**Supplied information**
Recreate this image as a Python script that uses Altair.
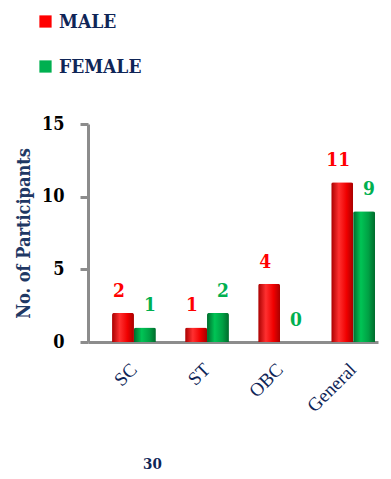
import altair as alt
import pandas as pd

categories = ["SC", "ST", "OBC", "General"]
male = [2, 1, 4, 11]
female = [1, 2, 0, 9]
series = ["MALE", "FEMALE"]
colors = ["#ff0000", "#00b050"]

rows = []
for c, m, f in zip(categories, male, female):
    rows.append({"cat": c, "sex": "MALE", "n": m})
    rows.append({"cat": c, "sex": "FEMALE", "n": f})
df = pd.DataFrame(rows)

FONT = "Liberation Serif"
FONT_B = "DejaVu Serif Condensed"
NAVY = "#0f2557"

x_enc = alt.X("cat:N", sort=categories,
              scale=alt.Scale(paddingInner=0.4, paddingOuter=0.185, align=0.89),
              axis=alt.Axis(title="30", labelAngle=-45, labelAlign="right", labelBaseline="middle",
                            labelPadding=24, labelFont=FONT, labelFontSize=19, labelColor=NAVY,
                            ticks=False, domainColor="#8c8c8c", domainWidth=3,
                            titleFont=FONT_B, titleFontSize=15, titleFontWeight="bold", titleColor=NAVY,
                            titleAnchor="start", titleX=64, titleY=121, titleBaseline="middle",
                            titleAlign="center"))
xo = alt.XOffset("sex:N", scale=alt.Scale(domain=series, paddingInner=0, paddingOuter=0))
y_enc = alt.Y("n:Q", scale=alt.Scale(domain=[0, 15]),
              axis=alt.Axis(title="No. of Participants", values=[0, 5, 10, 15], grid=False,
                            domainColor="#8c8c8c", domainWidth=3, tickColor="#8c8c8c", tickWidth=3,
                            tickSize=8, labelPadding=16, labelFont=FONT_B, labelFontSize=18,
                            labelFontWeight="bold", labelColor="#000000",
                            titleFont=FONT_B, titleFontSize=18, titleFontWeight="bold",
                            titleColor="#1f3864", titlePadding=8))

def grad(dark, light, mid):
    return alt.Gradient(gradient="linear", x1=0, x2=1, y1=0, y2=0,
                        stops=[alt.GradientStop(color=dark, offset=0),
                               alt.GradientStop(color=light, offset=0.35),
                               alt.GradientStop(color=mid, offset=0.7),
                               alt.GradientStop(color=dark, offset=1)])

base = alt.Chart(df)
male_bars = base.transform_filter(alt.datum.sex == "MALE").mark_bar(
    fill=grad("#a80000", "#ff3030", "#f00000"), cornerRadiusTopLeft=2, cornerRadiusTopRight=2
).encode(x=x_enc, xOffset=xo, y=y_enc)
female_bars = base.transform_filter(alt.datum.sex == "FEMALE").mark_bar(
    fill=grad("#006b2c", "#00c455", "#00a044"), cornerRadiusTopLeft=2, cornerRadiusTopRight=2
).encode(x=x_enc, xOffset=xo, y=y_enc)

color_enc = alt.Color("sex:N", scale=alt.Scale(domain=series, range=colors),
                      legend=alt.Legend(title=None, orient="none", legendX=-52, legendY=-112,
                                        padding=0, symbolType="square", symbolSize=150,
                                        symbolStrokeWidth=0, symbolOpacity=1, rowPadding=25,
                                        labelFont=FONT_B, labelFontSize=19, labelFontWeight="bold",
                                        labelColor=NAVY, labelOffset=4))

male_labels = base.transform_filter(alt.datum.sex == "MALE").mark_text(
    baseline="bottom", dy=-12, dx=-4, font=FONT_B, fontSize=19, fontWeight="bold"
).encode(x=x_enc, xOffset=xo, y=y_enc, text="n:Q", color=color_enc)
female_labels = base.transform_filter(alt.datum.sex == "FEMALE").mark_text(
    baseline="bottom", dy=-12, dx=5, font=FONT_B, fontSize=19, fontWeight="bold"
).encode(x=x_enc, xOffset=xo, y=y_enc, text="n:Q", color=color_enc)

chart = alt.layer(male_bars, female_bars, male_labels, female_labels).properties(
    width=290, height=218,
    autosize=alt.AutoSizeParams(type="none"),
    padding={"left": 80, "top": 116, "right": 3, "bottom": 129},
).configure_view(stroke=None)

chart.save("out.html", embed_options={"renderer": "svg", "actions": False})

**What the exercise asks**
Restate the data above word for word. Do not include the images.

**Task solution**
Recreate this image as a Python script that uses Altair.
import altair as alt
import pandas as pd

categories = ["SC", "ST", "OBC", "General"]
male = [2, 1, 4, 11]
female = [1, 2, 0, 9]
series = ["MALE", "FEMALE"]
colors = ["#ff0000", "#00b050"]

rows = []
for c, m, f in zip(categories, male, female):
    rows.append({"cat": c, "sex": "MALE", "n": m})
    rows.append({"cat": c, "sex": "FEMALE", "n": f})
df = pd.DataFrame(rows)

FONT = "Liberation Serif"
FONT_B = "DejaVu Serif Condensed"
NAVY = "#0f2557"

x_enc = alt.X("cat:N", sort=categories,
              scale=alt.Scale(paddingInner=0.4, paddingOuter=0.185, align=0.89),
              axis=alt.Axis(title="30", labelAngle=-45, labelAlign="right", labelBaseline="middle",
                            labelPadding=24, labelFont=FONT, labelFontSize=19, labelColor=NAVY,
                            ticks=False, domainColor="#8c8c8c", domainWidth=3,
                            titleFont=FONT_B, titleFontSize=15, titleFontWeight="bold", titleColor=NAVY,
                            titleAnchor="start", titleX=64, titleY=121, titleBaseline="middle",
                            titleAlign="center"))
xo = alt.XOffset("sex:N", scale=alt.Scale(domain=series, paddingInner=0, paddingOuter=0))
y_enc = alt.Y("n:Q", scale=alt.Scale(domain=[0, 15]),
              axis=alt.Axis(title="No. of Participants", values=[0, 5, 10, 15], grid=False,
                            domainColor="#8c8c8c", domainWidth=3, tickColor="#8c8c8c", tickWidth=3,
                            tickSize=8, labelPadding=16, labelFont=FONT_B, labelFontSize=18,
                            labelFontWeight="bold", labelColor="#000000",
                            titleFont=FONT_B, titleFontSize=18, titleFontWeight="bold",
                            titleColor="#1f3864", titlePadding=8))

def grad(dark, light, mid):
    return alt.Gradient(gradient="linear", x1=0, x2=1, y1=0, y2=0,
                        stops=[alt.GradientStop(color=dark, offset=0),
                               alt.GradientStop(color=light, offset=0.35),
                               alt.GradientStop(color=mid, offset=0.7),
                               alt.GradientStop(color=dark, offset=1)])

base = alt.Chart(df)
male_bars = base.transform_filter(alt.datum.sex == "MALE").mark_bar(
    fill=grad("#a80000", "#ff3030", "#f00000"), cornerRadiusTopLeft=2, cornerRadiusTopRight=2
).encode(x=x_enc, xOffset=xo, y=y_enc)
female_bars = base.transform_filter(alt.datum.sex == "FEMALE").mark_bar(
    fill=grad("#006b2c", "#00c455", "#00a044"), cornerRadiusTopLeft=2, cornerRadiusTopRight=2
).encode(x=x_enc, xOffset=xo, y=y_enc)

color_enc = alt.Color("sex:N", scale=alt.Scale(domain=series, range=colors),
                      legend=alt.Legend(title=None, orient="none", legendX=-52, legendY=-112,
                                        padding=0, symbolType="square", symbolSize=150,
                                        symbolStrokeWidth=0, symbolOpacity=1, rowPadding=25,
                                        labelFont=FONT_B, labelFontSize=19, labelFontWeight="bold",
                                        labelColor=NAVY, labelOffset=4))

male_labels = base.transform_filter(alt.datum.sex == "MALE").mark_text(
    baseline="bottom", dy=-12, dx=-4, font=FONT_B, fontSize=19, fontWeight="bold"
).encode(x=x_enc, xOffset=xo, y=y_enc, text="n:Q", color=color_enc)
female_labels = base.transform_filter(alt.datum.sex == "FEMALE").mark_text(
    baseline="bottom", dy=-12, dx=5, font=FONT_B, fontSize=19, fontWeight="bold"
).encode(x=x_enc, xOffset=xo, y=y_enc, text="n:Q", color=color_enc)

chart = alt.layer(male_bars, female_bars, male_labels, female_labels).properties(
    width=290, height=218,
    autosize=alt.AutoSizeParams(type="none"),
    padding={"left": 80, "top": 116, "right": 3, "bottom": 129},
).configure_view(stroke=None)

chart.save("out.html", embed_options={"renderer": "svg", "actions": False})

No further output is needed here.